Leading the charge on the ever-accelerating digital revolution will be Margrethe Vestager, of Denmark, one of the undoubted success stories of the Juncker years, remembered for imposing multi-billion-euro fines on mega corporations – mostly American – she deemed to have engaged in industrial-scale tax avoidance. Vestager, one of two Spitzenkandaten Von der Leyen beat for the top job, will add digital affairs to her existing competition portfolio, as well as the shared job title of executive vice president, making her one of the most important officials in the whole of the European Union.
Finally, the green elephant in the room. Von der Leyen has asked the Dutchman Frans Timmermans, another of the defeated spitzenkandidaten, also an executive vice president, to draw up the EU’s “Green New Deal”.
No one doubts that the public throughout Europe, from Lisbon to Tallin, has been aroused from its carbon-induced slumber, and there is hardly a single political party of consequence, on the left or the right, that does not accept the urgency of the challenge. But if the new Commission genuinely embraces a radical approach that starts on Day One and leads to a carbon-neutral environment within the next ten years, expect an indignant response from industry and other interest groups across the continent. Everybody wants a clean world. No everyone is ready as yet to make the sacrifices required.
Those who wonder where in all this there is time and space for democratic reforms are unlikely to receive an answer anytime soon. Von der Leyen was born in Brussels and attended the European School. Her father was a top Commission official, who inculcated into his daughter the belief that a United Europe was not only desirable, but inevitable. If the existing system turns out to work to her advantage as she tries to keep Europe on track within an increasingly aggressive world order, it would be naive to expect much that is genuinely transformative.

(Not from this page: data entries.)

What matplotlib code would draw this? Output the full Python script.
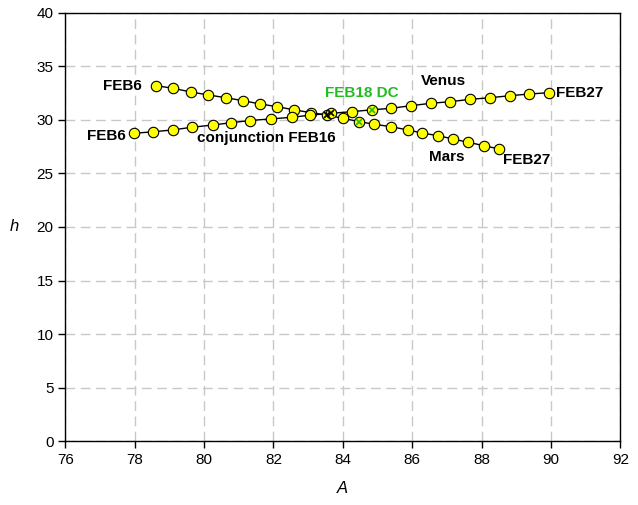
import matplotlib.pyplot as plt

plt.rcParams['font.family'] = ['Liberation Sans', 'DejaVu Sans']

# Mars, Feb 6 .. Feb 27 (one point per day)
mars_A = [78.61, 79.11, 79.61, 80.12, 80.63, 81.13, 81.61, 82.11, 82.59, 83.07, 83.55,
          84.01, 84.47, 84.90, 85.38, 85.87, 86.29, 86.75, 87.18, 87.62, 88.07, 88.50]
mars_h = [33.21, 32.96, 32.62, 32.34, 32.08, 31.80, 31.50, 31.24, 30.95, 30.69, 30.45,
          30.15, 29.85, 29.60, 29.38, 29.07, 28.78, 28.53, 28.22, 27.91, 27.60, 27.29]

# Venus, Feb 6 .. Feb 27
venus_A = [77.99, 78.54, 79.09, 79.65, 80.25, 80.79, 81.32, 81.92, 82.53, 83.05, 83.65,
           84.27, 84.83, 85.39, 85.97, 86.54, 87.09, 87.67, 88.24, 88.82, 89.38, 89.94]
venus_h = [28.76, 28.90, 29.07, 29.32, 29.53, 29.75, 29.95, 30.10, 30.25, 30.45, 30.62,
           30.78, 30.95, 31.09, 31.34, 31.56, 31.71, 31.93, 32.08, 32.27, 32.43, 32.55]

conj_idx = 10   # FEB16
dc_idx = 12     # FEB18

fig = plt.figure(figsize=(6.38, 5.05), dpi=100)
ax = fig.add_axes([0.1024, 0.1267, 0.8699, 0.8476])

for A, h in [(mars_A, mars_h), (venus_A, venus_h)]:
    ax.plot(A, h, color='black', linewidth=1, zorder=3)
    ax.plot(A, h, linestyle='none', marker='o', markersize=7.5, markerfacecolor='#ffff00',
            markeredgecolor='black', markeredgewidth=0.8, zorder=4)
    ax.plot(A[conj_idx], h[conj_idx], linestyle='none', marker='x', markersize=4.5,
            color='black', markeredgewidth=1.2, zorder=5)
    ax.plot(A[dc_idx], h[dc_idx], linestyle='none', marker='x', markersize=4.5,
            color='#22bb22', markeredgewidth=1.2, zorder=5)

bold = dict(fontsize=11, fontweight='bold')
ax.text(78.2, 33.2, 'FEB6', ha='right', va='center', **bold)
ax.text(77.75, 28.55, 'FEB6', ha='right', va='center', **bold)
ax.text(81.8, 28.3, 'conjunction FEB16', ha='center', va='center', **bold)
ax.text(84.55, 32.5, 'FEB18 DC', ha='center', va='center', color='#22bb22', **bold)
ax.text(86.9, 33.6, 'Venus', ha='center', va='center', **bold)
ax.text(90.15, 32.55, 'FEB27', ha='left', va='center', **bold)
ax.text(87.0, 26.5, 'Mars', ha='center', va='center', **bold)
ax.text(89.3, 26.3, 'FEB27', ha='center', va='center', **bold)

ax.set_xlim(76, 92)
ax.set_ylim(0, 40)
ax.set_xticks(range(76, 93, 2))
ax.set_yticks(range(0, 41, 5))
ax.tick_params(direction='out', length=5, width=1, labelsize=11, colors='black')
ax.grid(True, color='#c8c8c8', linestyle=(0, (7, 4)), linewidth=1, zorder=0)
for s in ax.spines.values():
    s.set_linewidth(1)
    s.set_color('black')

ax.set_xlabel('A', fontsize=12, style='italic', labelpad=10)
ax.set_ylabel('h', fontsize=12, style='italic', rotation=0, labelpad=16, va='center')

fig.savefig('out.png', dpi=100)
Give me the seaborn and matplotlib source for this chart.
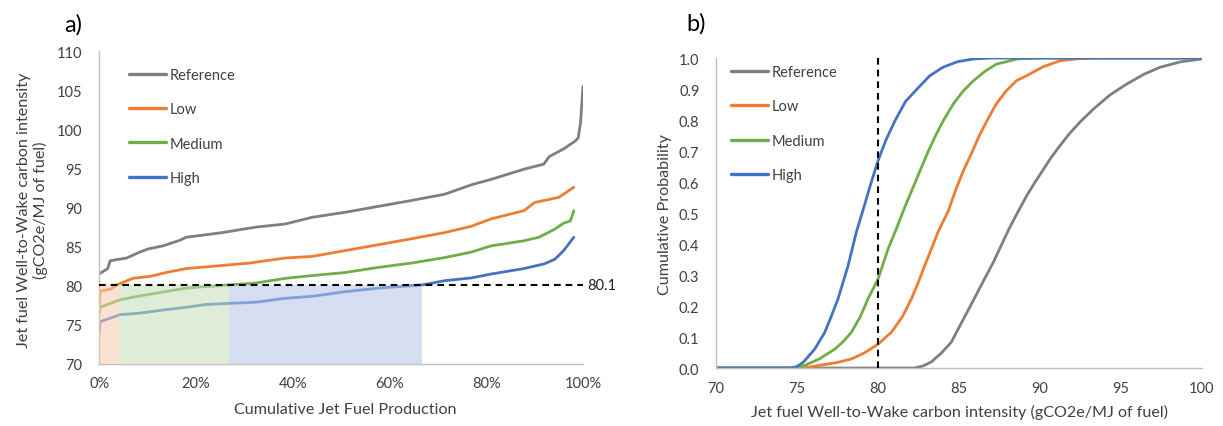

This week, having left domestic concerns behind her, the new President will be watching anxiously as her team of commissioners face confirmation hearings in Strasbourg, where the Parliament will be keen to show off its growing strength and centrality to the decision-making process. Getting her priorities in line so that she ends up with an agenda supported by all, or most, of the member states as well as by a majority of MEPs is likely to be key to the success or failure of her mandate.